Une belle ambition portée par les six salariés permanents au service des vingt-huit salariés en insertion actuellement embauchés (lire l’encadré ci-dessous), dont vingt-deux femmes. « Dans l’insertion par l’activité économique, la plupart des offres qui leur sont soumises concernent le ménage ou l’aide à la personne, explique Carole Bataillard, responsable commerciale de la structure. Avec Pôle emploi et la direction départementale du travail (DDT), nous voulions­ proposer une alternative par l’activité agricole car nous savons que ce support est très effi­cace pour un retour à l’emploi. L’insertion par le travail de la terre a des vertus quasi thérapeu­tiques reconnues grâce­ à la reconnexion au vivant, au cycle naturel, au climat... et d’autant plus pour les personnes vivant­ en zone périurbaine comme ici. »

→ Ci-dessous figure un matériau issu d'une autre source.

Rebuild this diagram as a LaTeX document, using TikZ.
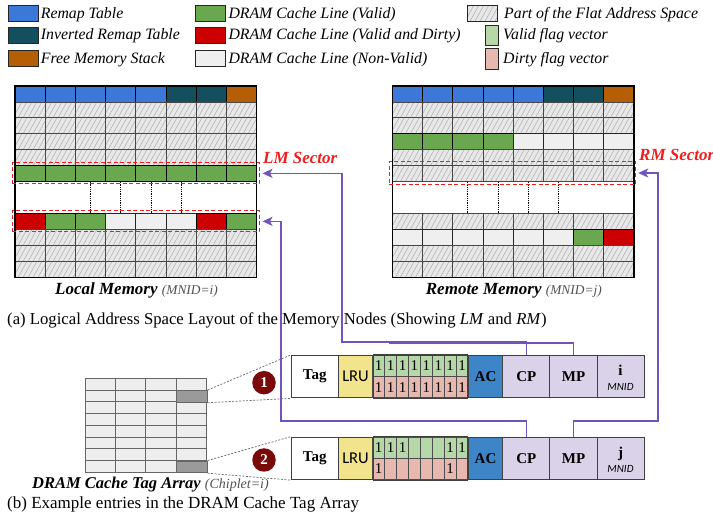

105 salariés accompagnés en sept ans

Semer une graine, la voir germer et se développer, puis vendre le produit fini, cela a du sens et donne de la satisfaction aux salariés. Mais le maraîchage a une image plutôt masculine, physique, salissante... Le travail des fleurs, lui, est perçu comme plus « luxueux ». Avec le côté artistique et « l’expression de soi » à la fleuristerie, ainsi que la vente directe, les femmes sont davantage attirées par cette production. « Dans les statuts de l’association, nous nous engageons à embaucher un minimum de 70 % de femmes », précise Carole.

Depuis la reprise de l’exploitation horticole et maraîchère d’Avrainville en 2014 (lire l’encadré ci-dessus), 105 salariés en insertion ont été recrutés, pour des contrats spécifiques d’insertion. Pôle emploi ou les acteurs sociaux identifient des personnes qui souhaitent reprendre une activité mais qui n’y parviennent pas à cause de freins qui ne peuvent être levés par l’établissement public. Il peut s’agir de problèmes linguistiques, d’addiction, de santé, de savoir-être, psychiques, sociaux (situations de handicap ou des personnes âgées à charge au domicile...), un handicap non décelé, etc. Elles reçoivent un agrément pour travailler en chantier d’insertion . Elles postulent puis ont à passer un entretien avec la personne en charge de l’accompagnement socio-professionnel et la coordinatrice. « Quand une personne candidate, la première question que nous nous posons, c’est : “Peut-on l’aider, et comment ?” », note Carole.

Les salariés en insertion sont suivis et chaperonnés par les encadrants pour prendre confiance en eux, lever les freins à l’employabilité, identifier un projet professionnel, écrire un curriculum vitae, une lettre de motivation, passer un entretien d’embauche.

Près de 60 % de sorties positives

Le site d’Avrainville compte entre 55 et 60 % de sorties « positives » avec, dès la fin du contrat d’insertion, un retour à l’emploi durable (en CDI ou CDD de six mois renouvelable minimum) ou une orientation vers une formation professionnalisante. Depuis 2014, ils sont dix salariés en insertion à avoir poursuivi leur parcours vers une activité liée au végétal. « En réalité, en comptant tous les autres bénéfices – se stabiliser, acquérir des savoir-être professionnels, trouver un logement, régler ses dettes, prendre soin de sa santé psy­chique et physique, retrouver de l’estime de soi, sortir de l’isolement, se sentir utile et intégré à la société en travaillant, être fier d’être autonome au niveau financier... –, je dirais qu’il y a 99,9 % de sorties positives », se réjouit Carole.